For instance, we noticed that pain was a common diagnosis leading to ED visits and hospitalization. Thus, The Network created a toolkit focusing on how every team member can help with managing a patient’s pain, which included educational resources for both care team and patient, assessment tools, and analytics on pain management.
These types of resources make it easy for practices in The Network to see what works and what doesn’t and make any necessary adjustments.
When roadblocks appear, such as a practice having trouble submitting data to CMMI, it’s not uncommon for the practice lead to call another practice and ask for advice. Collaboration is baked in, with regular sharing of tips, tricks, and best practices.
For participating practices in The Network, the OCM mission of improving patient care is now part of daily operations. The US Oncology Network continues to improve processes, although the basics have become habit, and it’s exciting to be able to offer more enhanced services to patients. The patient journey now includes more access to social work, navigation of services, and other support services to achieve the best outcome. The Network has consistently reduced hospitalizations throughout the program and is continuing to find ways to enhance the patient benefits of value-based care.

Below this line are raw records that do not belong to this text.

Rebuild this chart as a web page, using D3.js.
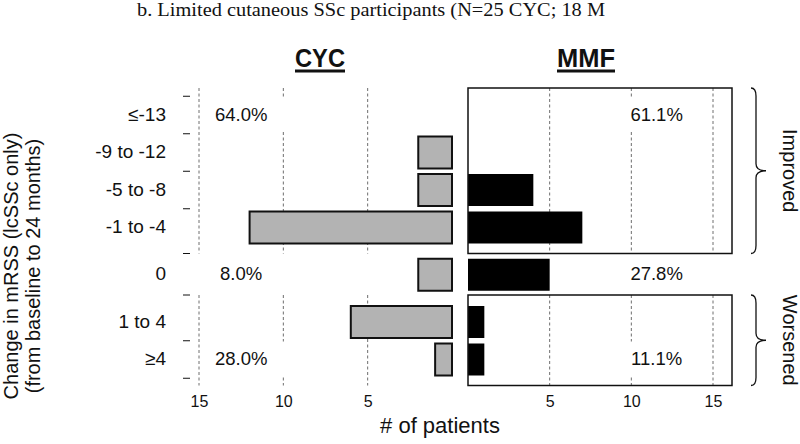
<!DOCTYPE html>
<html>
<head>
<meta charset="utf-8">
<script src="https://cdn.jsdelivr.net/npm/d3@7"></script>
<style>
  html, body { margin: 0; padding: 0; background: #fff; }
  svg { display: block; font-family: "Liberation Sans", Arial, sans-serif; }
</style>
</head>
<body>
<svg id="chart" width="800" height="444"></svg>
<script>
// ---------- data ----------
const categories = ["≤-13", "-9 to -12", "-5 to -8", "-1 to -4", "0", "1 to 4", "≥4"];
const groupIndex = [0, 0, 0, 0, 1, 2, 2];          // 0 = improved, 1 = no change, 2 = worsened
const cycCounts  = [0, 2, 2, 12, 2, 6, 1];         // N = 25
const mmfCounts  = [0, 0, 4, 7, 5, 1, 1];          // N = 18
const xTickValues = [5, 10, 15];
const braceLabels = ["Improved", "Worsened"];
const panelTitles = ["CYC", "MMF"];
const titleText = "b. Limited cutaneous SSc participants (N=25 CYC; 18 M";
const yTitleLines = ["Change in mRSS (lcSSc only)", "(from baseline to 24 months)"];
const xTitle = "# of patients";

// ---------- layout ----------
const svg = d3.select("#chart");
const GAP = 0.26;
const slot = i => i + groupIndex[i] * GAP;
const y = d3.scaleLinear().domain([0, slot(categories.length - 1)]).range([115, 359.5]);
const pitch = y(1) - y(0);
const barH = 32;

const xL = d3.scaleLinear().domain([0, 15]).range([452, 199]);
const xR = d3.scaleLinear().domain([0, 15]).range([468, 713]);
const rightEdge = 732;

const padTop = 27, padBottom = 26;
const groupRows = [0, 1, 2].map(g => categories.map((c, i) => i).filter(i => groupIndex[i] === g));
const boxOf = g => {
  const rows = groupRows[g];
  return { top: y(slot(rows[0])) - padTop, bottom: y(slot(rows[rows.length - 1])) + padBottom };
};
const boxes = [boxOf(0), boxOf(2)];

// ---------- title ----------
svg.append("text")
  .attr("x", 137).attr("y", 16)
  .attr("font-family", "'Liberation Serif', 'Times New Roman', serif")
  .attr("font-size", 18.5)
  .attr("textLength", 468).attr("lengthAdjust", "spacingAndGlyphs")
  .attr("fill", "#111")
  .text(titleText);

// ---------- panel titles ----------
[[panelTitles[0], 320, 50], [panelTitles[1], 586, 58]].forEach(([t, cx, w]) => {
  svg.append("text")
    .attr("x", cx - w / 2).attr("y", 67)
    .attr("font-size", 26).attr("font-weight", "bold")
    .attr("textLength", w).attr("lengthAdjust", "spacingAndGlyphs")
    .attr("fill", "#111")
    .text(t);
  svg.append("line")
    .attr("x1", cx - w / 2).attr("x2", cx + w / 2)
    .attr("y1", 71).attr("y2", 71)
    .attr("stroke", "#111").attr("stroke-width", 3);
});

// ---------- gridlines ----------
const grid = svg.append("g").attr("stroke", "#6e6e6e").attr("stroke-width", 1).attr("stroke-dasharray", "3,2.5");
boxes.forEach(b => {
  xTickValues.forEach(v => {
    grid.append("line").attr("x1", xL(v)).attr("x2", xL(v)).attr("y1", b.top).attr("y2", b.bottom);
    grid.append("line").attr("x1", xR(v)).attr("x2", xR(v)).attr("y1", b.top).attr("y2", b.bottom);
  });
});

// ---------- percentage labels ----------
const labelRows = [groupRows[0][0], groupRows[1][0], groupRows[2][groupRows[2].length - 1]];
const totCYC = d3.sum(cycCounts), totMMF = d3.sum(mmfCounts);
const pct = (arr, tot, g) => (100 * d3.sum(groupRows[g], i => arr[i]) / tot).toFixed(1) + "%";
const pctLayer = svg.append("g");
[0, 1, 2].forEach(g => {
  [[cycCounts, totCYC, xL(12.5)], [mmfCounts, totMMF, xR(11.55)]].forEach(([arr, tot, px]) => {
    const gg = pctLayer.append("g");
    const bg = gg.append("rect").attr("fill", "#fff");
    const t = gg.append("text")
      .attr("x", px).attr("y", y(slot(labelRows[g])) - 1)
      .attr("text-anchor", "middle").attr("dominant-baseline", "central")
      .attr("font-size", 18.5).attr("fill", "#111")
      .text(pct(arr, tot, g));
    const bb = t.node().getBBox();
    bg.attr("x", bb.x - 8).attr("y", y(slot(labelRows[g])) - 18)
      .attr("width", bb.width + 28).attr("height", 35);
  });
});

// ---------- bars ----------
const cycG = svg.append("g");
cycCounts.forEach((d, i) => {
  if (d <= 0) return;
  cycG.append("rect")
    .attr("x", xL(d)).attr("width", xL(0) - xL(d))
    .attr("y", y(slot(i)) - barH / 2).attr("height", barH)
    .attr("fill", "#b3b3b3").attr("stroke", "#111").attr("stroke-width", 2);
});
const mmfG = svg.append("g");
mmfCounts.forEach((d, i) => {
  if (d <= 0) return;
  mmfG.append("rect")
    .attr("x", xR(0)).attr("width", xR(d) - xR(0))
    .attr("y", y(slot(i)) - barH / 2).attr("height", barH)
    .attr("fill", "#000");
});

// ---------- right boxes ----------
boxes.forEach(b => {
  svg.append("rect")
    .attr("x", xR(0)).attr("y", b.top)
    .attr("width", rightEdge - xR(0)).attr("height", b.bottom - b.top)
    .attr("fill", "none").attr("stroke", "#111").attr("stroke-width", 1.5);
});

// ---------- y axis (category labels + tick dashes) ----------
const yTickPos = [0, 1, 2, 3].map(i => y(slot(i)) - pitch / 2)
  .concat([boxes[0].bottom, boxes[1].top, y(slot(6)) - pitch / 2, y(slot(6)) + pitch / 2]);
const yAxisG = svg.append("g");
yTickPos.forEach(p => {
  yAxisG.append("line").attr("x1", 183).attr("x2", 190).attr("y1", p).attr("y2", p)
    .attr("stroke", "#111").attr("stroke-width", 1);
});
categories.forEach((c, i) => {
  yAxisG.append("text")
    .attr("x", 166).attr("y", y(slot(i)) - 1)
    .attr("text-anchor", "end").attr("dominant-baseline", "central")
    .attr("font-size", 19).attr("fill", "#111")
    .text(c);
});

// ---------- x axes ----------
const axL = svg.append("g").attr("transform", "translate(0,395)")
  .call(d3.axisBottom(xL).tickValues(xTickValues).tickSize(0).tickPadding(0));
const axR = svg.append("g").attr("transform", "translate(0,395)")
  .call(d3.axisBottom(xR).tickValues(xTickValues).tickSize(0).tickPadding(0));
[axL, axR].forEach(a => {
  a.select(".domain").remove();
  a.selectAll("text").attr("font-size", 16).attr("font-family", "'Liberation Sans', Arial, sans-serif")
    .attr("fill", "#111").attr("dy", "0.75em").attr("y", 0);
});

// ---------- axis titles ----------
svg.append("text")
  .attr("x", 440).attr("y", 433)
  .attr("text-anchor", "middle").attr("font-size", 22).attr("fill", "#111")
  .text(xTitle);

yTitleLines.forEach((t, k) => {
  svg.append("text")
    .attr("transform", `translate(${11 + k * 22},266) rotate(-90)`)
    .attr("text-anchor", "middle").attr("dominant-baseline", "central")
    .attr("font-size", 20).attr("fill", "#111")
    .text(t);
});

// ---------- braces ----------
const brace = (top, bottom, x0) => {
  const mid = (top + bottom) / 2, s = x0 + 5, tip = x0 + 15;
  return `M${x0},${top} Q${s},${top} ${s},${top + 8} L${s},${mid - 7} Q${s},${mid} ${tip},${mid}
          Q${s},${mid} ${s},${mid + 7} L${s},${bottom - 8} Q${s},${bottom} ${x0},${bottom}`;
};
boxes.forEach((b, k) => {
  svg.append("path").attr("d", brace(b.top, b.bottom, 751))
    .attr("fill", "none").attr("stroke", "#111").attr("stroke-width", 1.3);
  svg.append("text")
    .attr("transform", `translate(790,${(b.top + b.bottom) / 2}) rotate(90)`)
    .attr("text-anchor", "middle").attr("dominant-baseline", "central")
    .attr("font-size", 20).attr("fill", "#111")
    .text(braceLabels[k]);
});
</script>
</body>
</html>
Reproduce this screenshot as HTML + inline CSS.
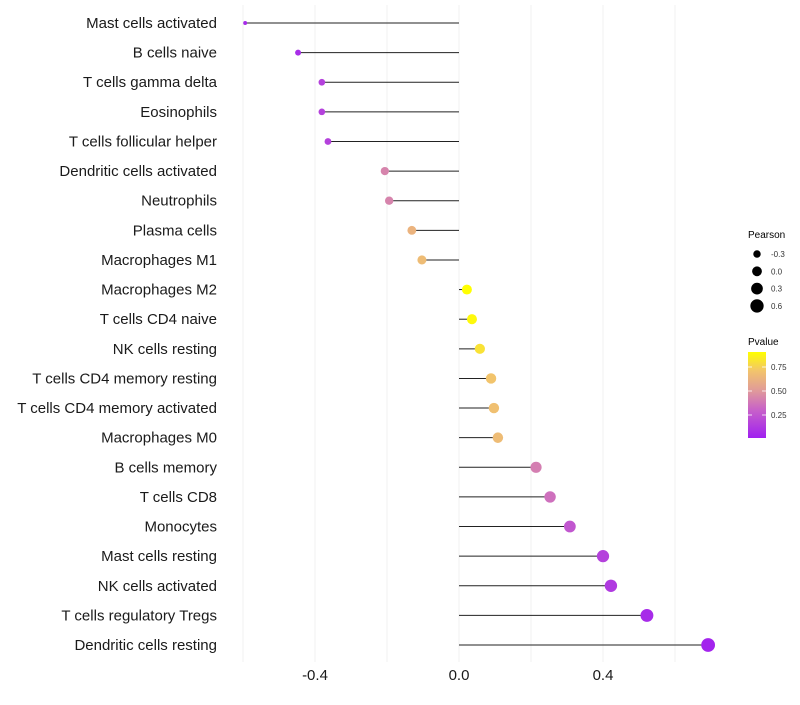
<!DOCTYPE html>
<html><head><meta charset="utf-8"><style>
body{margin:0;background:#fff;}
svg{font-family:"Liberation Sans",sans-serif;}
</style></head><body>
<svg id="chart" width="800" height="700" xmlns="http://www.w3.org/2000/svg">
<g id="grid"></g><g id="marks"></g><g id="ylabels"></g><g id="xticks"></g>
<g id="legend">
 <text x="748" y="238" font-size="10">Pearson</text>
 <g id="sizeLegend"></g>
 <text x="748" y="345" font-size="10">Pvalue</text>
 <defs><linearGradient id="pg" x1="0" y1="1" x2="0" y2="0">
  <stop offset="0" stop-color="#a020f0"/><stop offset="0.33" stop-color="#c862c8"/>
  <stop offset="0.55" stop-color="#e09a9a"/><stop offset="0.78" stop-color="#f2c46c"/>
  <stop offset="1" stop-color="#ffff00"/></linearGradient></defs>
 <rect x="748" y="352" width="18" height="86" fill="url(#pg)"/>
 <g id="colorTicks"></g>
</g>
</svg>
<script>
const categories=["Mast cells activated","B cells naive","T cells gamma delta","Eosinophils","T cells follicular helper","Dendritic cells activated","Neutrophils","Plasma cells","Macrophages M1","Macrophages M2","T cells CD4 naive","NK cells resting","T cells CD4 memory resting","T cells CD4 memory activated","Macrophages M0","B cells memory","T cells CD8","Monocytes","Mast cells resting","NK cells activated","T cells regulatory  Tregs","Dendritic cells resting"];
const pearson=[-0.594,-0.447,-0.381,-0.381,-0.364,-0.206,-0.194,-0.131,-0.103,0.022,0.036,0.058,0.089,0.097,0.108,0.214,0.253,0.308,0.4,0.422,0.522,0.692];
const pvalues=[0.05,0.06,0.15,0.15,0.15,0.42,0.42,0.62,0.66,0.9,0.88,0.8,0.7,0.68,0.66,0.4,0.35,0.25,0.15,0.12,0.05,0.02];
const xTicks=[-0.4,0.0,0.4];
const xTickLabels=["-0.4","0.0","0.4"];
const xGrid=[-0.6,-0.4,-0.2,0,0.2,0.4,0.6];
const sizeLegendVals=[-0.3,0.0,0.3,0.6];
const sizeLegendLabels=["-0.3","0.0","0.3","0.6"];
const colorTickVals=[0.25,0.5,0.75];
const colorTickLabels=["0.25","0.50","0.75"];

const NS="http://www.w3.org/2000/svg";
const X=v=>459+v*360;
const Y=i=>23+i*29.62;
const R=v=>Math.sqrt(Math.max(2,24+34*v));
const stops=[[0,[160,32,240]],[0.3,[200,98,200]],[0.5,[224,154,154]],[0.7,[242,196,108]],[0.9,[255,255,0]]];
function col(p){p=Math.min(0.9,Math.max(0,p));for(let k=1;k<stops.length;k++){if(p<=stops[k][0]){const a=stops[k-1],b=stops[k],t=(p-a[0])/(b[0]-a[0]);return "rgb("+a[1].map((c,j)=>Math.round(c+(b[1][j]-c)*t)).join(",")+")";}}return "rgb(255,255,0)";}
function mk(t,at,parent){const e=document.createElementNS(NS,t);for(const k in at)e.setAttribute(k,at[k]);parent.appendChild(e);return e;}
const grid=document.getElementById('grid'),marks=document.getElementById('marks'),yl=document.getElementById('ylabels'),xt=document.getElementById('xticks');
xGrid.forEach(v=>{const l=mk('line',{x1:X(v),x2:X(v),y1:5,y2:662,stroke:'#f0f0f0','stroke-width':1},grid);

});
categories.forEach((c,i)=>{
 const t=mk('text',{x:217,y:Y(i)+5,'text-anchor':'end','font-size':15,fill:'#1a1a1a'},yl);t.textContent=c;
 
 
 const s=mk('line',{x1:X(0),x2:X(pearson[i]),y1:Y(i),y2:Y(i),stroke:'#222','stroke-width':1},marks);
 
 
 const d=mk('circle',{cx:X(pearson[i]),cy:Y(i),r:R(pearson[i]),fill:col(pvalues[i])},marks);
 
 
});
xTicks.forEach((v,i)=>{const t=mk('text',{x:X(v),y:680,'text-anchor':'middle','font-size':15,fill:'#1a1a1a'},xt);t.textContent=xTickLabels[i];
 
 });
const sl=document.getElementById('sizeLegend');
sizeLegendVals.forEach((v,i)=>{const y=254+i*17.3;
 const c=mk('circle',{cx:757,cy:y,r:R(v),fill:'#000'},sl);
 
 
 const t=mk('text',{x:771,y:y+3,'font-size':8,fill:'#333'},sl);t.textContent=sizeLegendLabels[i];
 
 });
const ct=document.getElementById('colorTicks');
colorTickVals.forEach((v,i)=>{const y=439-v*96;
 mk('line',{x1:748,x2:752,y1:y,y2:y,stroke:'#fff','stroke-width':0.8},ct);
 mk('line',{x1:762,x2:766,y1:y,y2:y,stroke:'#fff','stroke-width':0.8},ct);
 const t=mk('text',{x:771,y:y+3,'font-size':8,fill:'#333'},ct);t.textContent=colorTickLabels[i];
 
 });
</script>
</body></html>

Tellingly, 50% of OCM participating practices in The Network pursued 2-sided risk in 2020. This means that if a practice performs well with quality and bending the total cost curve, then it can receive a higher amount of shared savings. However, if it does not do well, the practice must pay dollars back to Medicare. Choosing 2-sided risk demonstrates the confidence of these practices in succeeding with the OCM.
As the OCM enters the final stretch of its pilot program, practices in The Network are striving to continually optimize their approach. They have become stronger through teamwork, sharing best practices, monitoring progress over time, and helping each other improve.
More patients, not only those enrolled in the OCM but others as well, can experience better care and outcomes consistent with patient goals and values.
Stuart Staggs is senior director of strategic programs at The US Oncology Network in The Woodlands, Texas. Lalan Wilfong, MD, is vice president of quality programs and value-based care at Texas Oncology in Dallas.